Star Realms is the most traditional deckbuilding game of the two, where cards are dealt into a central pool and new cards are added as soon as old ones are purchased. Both players are buying from the same pool, so part of the strategy is denying the other player good cards while strengthening your own deck. The game's fine, but there's a very limited pool of cards - about 20 or 30 - so it doesn't take long to see them all. There are different factions with different flavours, but essentially resources are so limited that you're really buying cards based on cost rather than sticking to one faction. As far as I could tell, there are two key strategies here. The first is to get cards that allow you to scrap other cards in your deck - that way you can remove all the dead wood base cards that you started with and focus on drawing the good new cards you're purchasing. The second thing is to grab as many cards as you can that allow you to draw more cards. They're essentially free and will allow you to rapidly burn through your deck. The other thing I noticed is that you can essentially forget all about your opponent and just focus on building your own deck. Don't worry about attacking him or the cards he's got, that will essentially automatically be taken care of as your own deck evolves.
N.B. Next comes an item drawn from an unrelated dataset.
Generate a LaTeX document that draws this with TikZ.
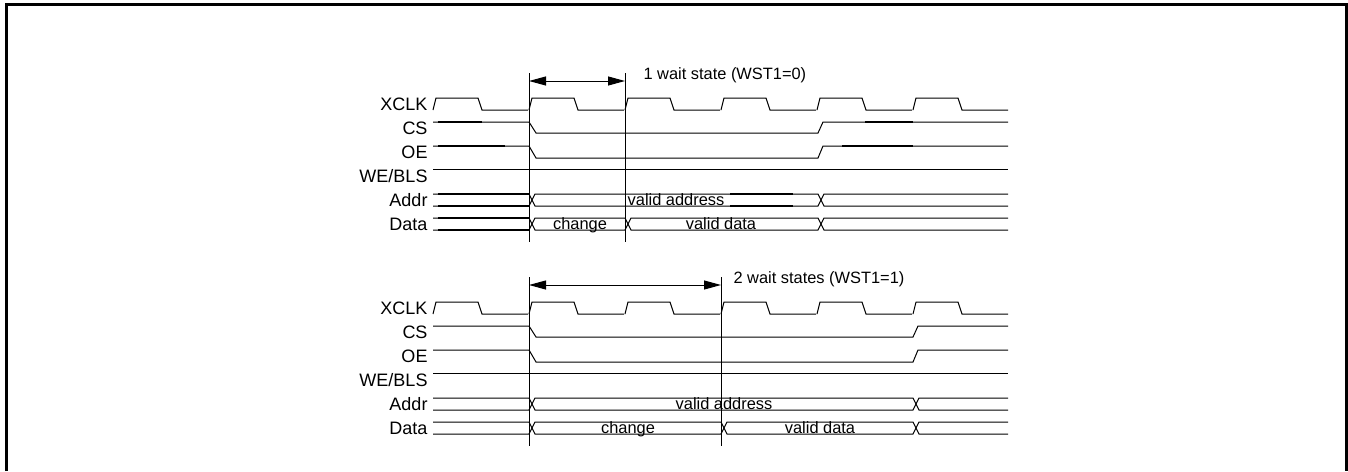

Oh, and don't blindly hit 'play all' as I was doing to start with. The order you play your cards can actually make a big difference. Anyway, it was fun, but that's essentially it for strategy. There's no other variety because there's such a limited card pool. New cards would make a difference to the game, but as it is, I'm done. Apparently, it's based on a proper card version which has just received an expansion, so maybe there'll be an update to the app down the line.

The other game was War of Omens, which I played in the browser. This game follows the deckbuilding concept, but instead of a joint card pool, each player has their own card pool, so you also get a bit of deck construction strategy. This one is free to play, so you do have to purchase new cards. You do earn points by winning matches, so you can grab extra boosters every now and then, but it's clear they'd prefer you to be fronting real cash. This one again has different factions, but this time because you're building your own draw-deck to begin with, it means you do get to appreciate the different flavours of each faction much more, and they do feel quite different. The base two factions each focus on a single resource - one on food and one on money - so aren't too exciting (though they do have some good synergy cards), but the other two factions are mechanically much more interesting. The first focuses on one-off spells rather than getting permanents in play, which is what the base factions are all about. This feels very different because normally you're buying cards to add to your deck, but here they're scrapped as soon as you buy them. It totally changes the way you think about the game. The final faction (currently) is another game changer. Normally you want to play cards as soon as they come into your hand, but this faction's cards increase in power the longer you keep them in your hand. This not only slows down the rate you play cards, but also - because you have a limited hand size - slows down the rate at which you draw new cards and gain resources. It's a lot of juggling, but it does mean you have the potential of some super powerful cards later in the game. Overall, I really enjoyed War of Omens. There's a lot more strategic depth and variety in the factions, and I'm definitely interested in revisiting it later on. The game's still pretty early - for example, they've only created half a campaign for one of the factions so far - so there's a lot more to come. I look forward to seeing where it goes. Anyway, normal service will now be resumed.